Listening Can Change the World.

Updated: Nov 23, 2021

Sure, it’s a bold claim. But we really believe it: listening can change the world.


Because listening connects us to each other, to ourselves, and to our humanity.


We all want to live “the good life.” We search for answers, for meaning, for validation that we’re spending this one precious life well. We work to discover our identity and how to place it in context of our surroundings.

Yet, we know that there is no handbook for this, no cookie-cutter answer for everyone. We each have to continue the endless work of uncovering what that “good life” looks like for ourselves.


“No man is an island entire of itself,” John Donne wrote in 1624. “Every man is a piece of the continent, a part of the main.”


We lean on each other to help define and guide our lives. We talk to our friends about what’s going on. We ask our family members about how they’ve lived and the decisions they made, the lessons they learned along the way. We turn to teachers, experts, and pundits for insights, for nuggets of information and advice that we can use in our own discovery process. We comb through history to see if those who came before us can offer anything valuable for our journey.

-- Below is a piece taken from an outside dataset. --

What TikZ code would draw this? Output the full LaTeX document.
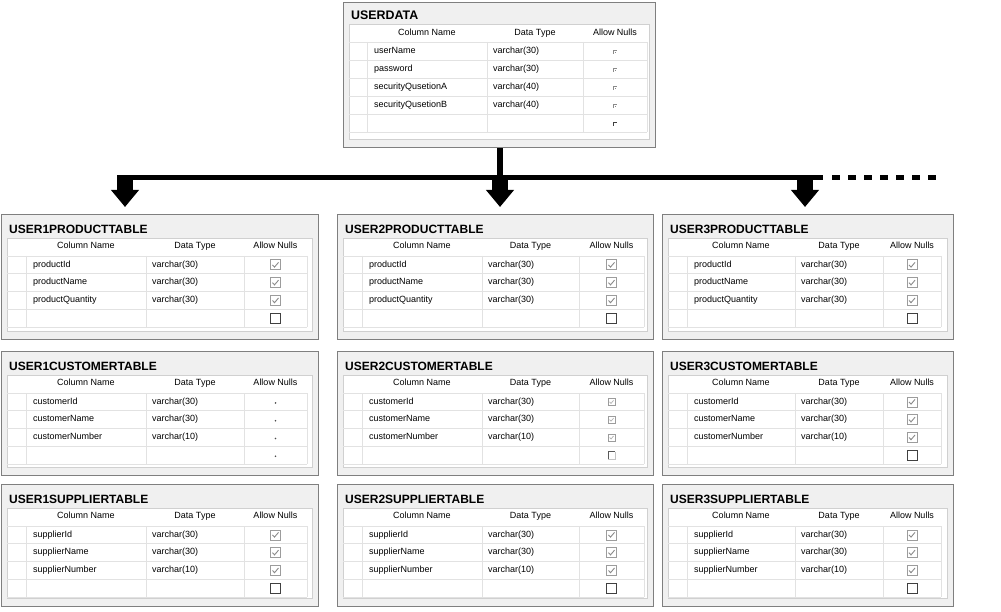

Because we know that we are each individually stronger and better prepared to live “the good life” when we’re connected to each other.


“Connection is why we’re here,” said Dr. Brené Brown, storyteller and research professor at the University of Houston, during her popular TED Talk. “It’s what gives purpose and meaning to our lives. This is what it’s all about.”


We see the power of connection every day of our lives, through our relationships, through the support and love we receive from each other, and through the interactions we have with others in communities.


Yet, in order to connect with each other, Brown said, we have to allow ourselves to be seen for who we really are, for the imperfect person, for the fragile humanity we all carry within us.


And that comes with first connecting with ourselves. We all have a story to tell, but it takes courage, vulnerability, and support in order for each of us to recognize our own story and to share it with the world. Brown said that “to feel this vulnerable means I’m alive.”


Finding that vulnerability and compassion can be difficult in a threatening world which incentivizes conformity. Listening to others tell their own stories of their own struggles and challenges, opportunities and successes, connections and relationships, can help us reflect on our own lives. It’s as if it holds a mirror up for others to see themselves for who they are.


That’s the power of listening. It helps us connect with ourselves, each other, and our humanity.


And podcasts are opportunities for that connection on a scale that’s difficult to replicate.


As human beings, we inherently can relate more to hearing someone speak than to words on a page. Podcasts allow us to listen to others and build connections with people who live in other places around the world, who come from a diverse array of backgrounds and experiences, bring different perspectives and ideas to the table, and who see the world in a unique way.


I can be in Atlanta walking my dog around the block and listen to a story about a tuba man in Nashville, or how another fellow Millennial navigated her early twenties, or hear normal people list ten things that scare them, or a conversation between a journalist and an author talking about their creative process and career trajectory, or hear a former student thank the teacher who changed his life.


For a few minutes, I can transport out of the mundane moment in front of me to another which holds that mirror up for me to catch my own reflection, to build those same kinds of powerful connections with the world around me. Listening and hearing can make me reflect back on what scares me or who my favorite teacher is or an experience I had years ago.


At the end of her TED Talk, Brown said that when we start listening to each other and connecting, “we’re kinder and gentler to the people around us, and we’re kinder and gentler to ourselves.”


Doesn’t that sound like a better world? It does to me.